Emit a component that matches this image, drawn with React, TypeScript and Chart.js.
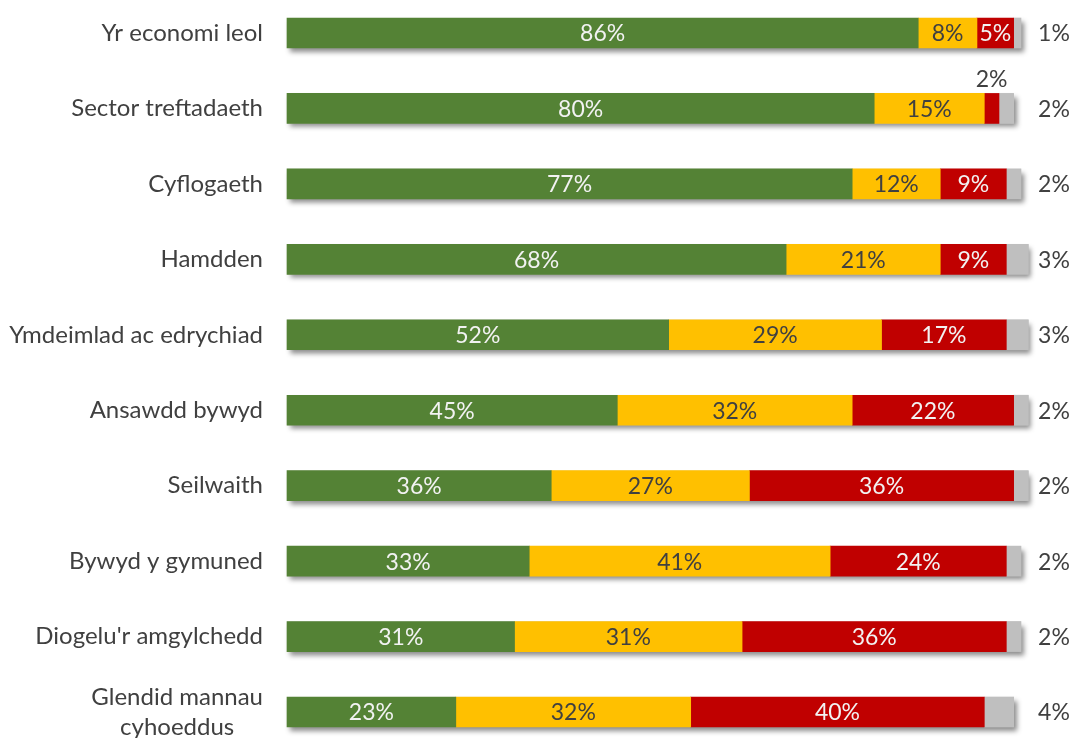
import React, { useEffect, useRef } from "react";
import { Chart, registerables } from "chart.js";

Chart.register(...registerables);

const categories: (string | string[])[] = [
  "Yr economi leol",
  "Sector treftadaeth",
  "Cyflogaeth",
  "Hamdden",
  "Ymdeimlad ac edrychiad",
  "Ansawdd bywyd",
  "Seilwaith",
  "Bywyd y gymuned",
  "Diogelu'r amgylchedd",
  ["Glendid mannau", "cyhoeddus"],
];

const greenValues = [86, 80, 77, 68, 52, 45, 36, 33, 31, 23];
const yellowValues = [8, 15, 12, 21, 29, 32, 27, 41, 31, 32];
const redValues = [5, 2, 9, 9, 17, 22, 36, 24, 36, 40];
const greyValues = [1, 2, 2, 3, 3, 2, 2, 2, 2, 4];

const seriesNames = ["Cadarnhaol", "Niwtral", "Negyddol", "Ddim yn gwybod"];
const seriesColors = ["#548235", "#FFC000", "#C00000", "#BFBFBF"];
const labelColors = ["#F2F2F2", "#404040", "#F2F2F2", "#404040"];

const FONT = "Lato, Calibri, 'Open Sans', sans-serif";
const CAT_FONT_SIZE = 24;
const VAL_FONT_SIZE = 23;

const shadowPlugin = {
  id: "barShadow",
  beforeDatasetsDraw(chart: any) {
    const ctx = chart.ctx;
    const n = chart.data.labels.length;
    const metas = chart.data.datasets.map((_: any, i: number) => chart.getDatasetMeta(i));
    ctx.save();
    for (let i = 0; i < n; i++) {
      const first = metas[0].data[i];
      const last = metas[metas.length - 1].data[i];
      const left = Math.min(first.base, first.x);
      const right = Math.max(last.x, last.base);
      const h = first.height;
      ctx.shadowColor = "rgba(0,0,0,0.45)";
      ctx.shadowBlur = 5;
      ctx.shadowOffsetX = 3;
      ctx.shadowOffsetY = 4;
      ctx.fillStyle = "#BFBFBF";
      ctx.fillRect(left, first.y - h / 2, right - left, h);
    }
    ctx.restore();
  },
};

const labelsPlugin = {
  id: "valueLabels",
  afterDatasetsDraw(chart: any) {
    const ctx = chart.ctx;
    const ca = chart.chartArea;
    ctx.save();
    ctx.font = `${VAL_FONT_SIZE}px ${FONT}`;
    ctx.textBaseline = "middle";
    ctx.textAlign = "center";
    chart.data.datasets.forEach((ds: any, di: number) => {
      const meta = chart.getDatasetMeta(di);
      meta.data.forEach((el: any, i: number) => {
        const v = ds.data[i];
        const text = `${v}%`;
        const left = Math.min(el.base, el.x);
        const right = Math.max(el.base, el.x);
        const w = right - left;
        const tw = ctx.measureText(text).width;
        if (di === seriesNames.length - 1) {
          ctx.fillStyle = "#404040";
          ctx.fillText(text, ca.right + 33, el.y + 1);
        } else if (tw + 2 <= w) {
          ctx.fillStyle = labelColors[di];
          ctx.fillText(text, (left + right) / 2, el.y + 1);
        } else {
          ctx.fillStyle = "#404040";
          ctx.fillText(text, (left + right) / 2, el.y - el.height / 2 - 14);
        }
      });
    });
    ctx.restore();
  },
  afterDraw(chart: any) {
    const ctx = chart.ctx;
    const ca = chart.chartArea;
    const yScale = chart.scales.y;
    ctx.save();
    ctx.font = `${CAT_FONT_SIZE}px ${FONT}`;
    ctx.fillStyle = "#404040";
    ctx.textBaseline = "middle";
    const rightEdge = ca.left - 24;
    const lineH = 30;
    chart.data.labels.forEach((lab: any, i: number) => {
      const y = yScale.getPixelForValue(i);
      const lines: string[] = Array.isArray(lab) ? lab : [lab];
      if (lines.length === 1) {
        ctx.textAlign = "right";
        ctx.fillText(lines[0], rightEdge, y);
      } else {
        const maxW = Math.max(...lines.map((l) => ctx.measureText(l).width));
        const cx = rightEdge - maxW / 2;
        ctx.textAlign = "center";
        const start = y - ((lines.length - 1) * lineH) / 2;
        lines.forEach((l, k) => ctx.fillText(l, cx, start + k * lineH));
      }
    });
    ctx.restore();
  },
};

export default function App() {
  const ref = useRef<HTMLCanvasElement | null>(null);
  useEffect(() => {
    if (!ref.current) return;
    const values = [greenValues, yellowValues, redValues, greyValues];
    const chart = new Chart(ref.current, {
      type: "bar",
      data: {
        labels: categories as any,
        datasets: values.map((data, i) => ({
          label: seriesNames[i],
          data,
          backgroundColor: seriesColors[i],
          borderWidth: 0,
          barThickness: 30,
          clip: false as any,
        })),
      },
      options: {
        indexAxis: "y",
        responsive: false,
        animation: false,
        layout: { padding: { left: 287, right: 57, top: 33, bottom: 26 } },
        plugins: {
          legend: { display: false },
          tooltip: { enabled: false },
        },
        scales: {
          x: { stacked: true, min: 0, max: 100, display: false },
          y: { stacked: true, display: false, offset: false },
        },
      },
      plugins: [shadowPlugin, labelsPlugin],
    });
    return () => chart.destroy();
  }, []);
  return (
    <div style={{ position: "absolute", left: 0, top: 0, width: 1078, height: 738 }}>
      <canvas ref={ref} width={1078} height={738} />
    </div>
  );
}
┄┄┄┄┄┄
Identify and copy lines that hold the string "React".

Emit a component that matches this image, drawn with React, TypeScript and Chart.js.
import React, { useEffect, useRef } from "react";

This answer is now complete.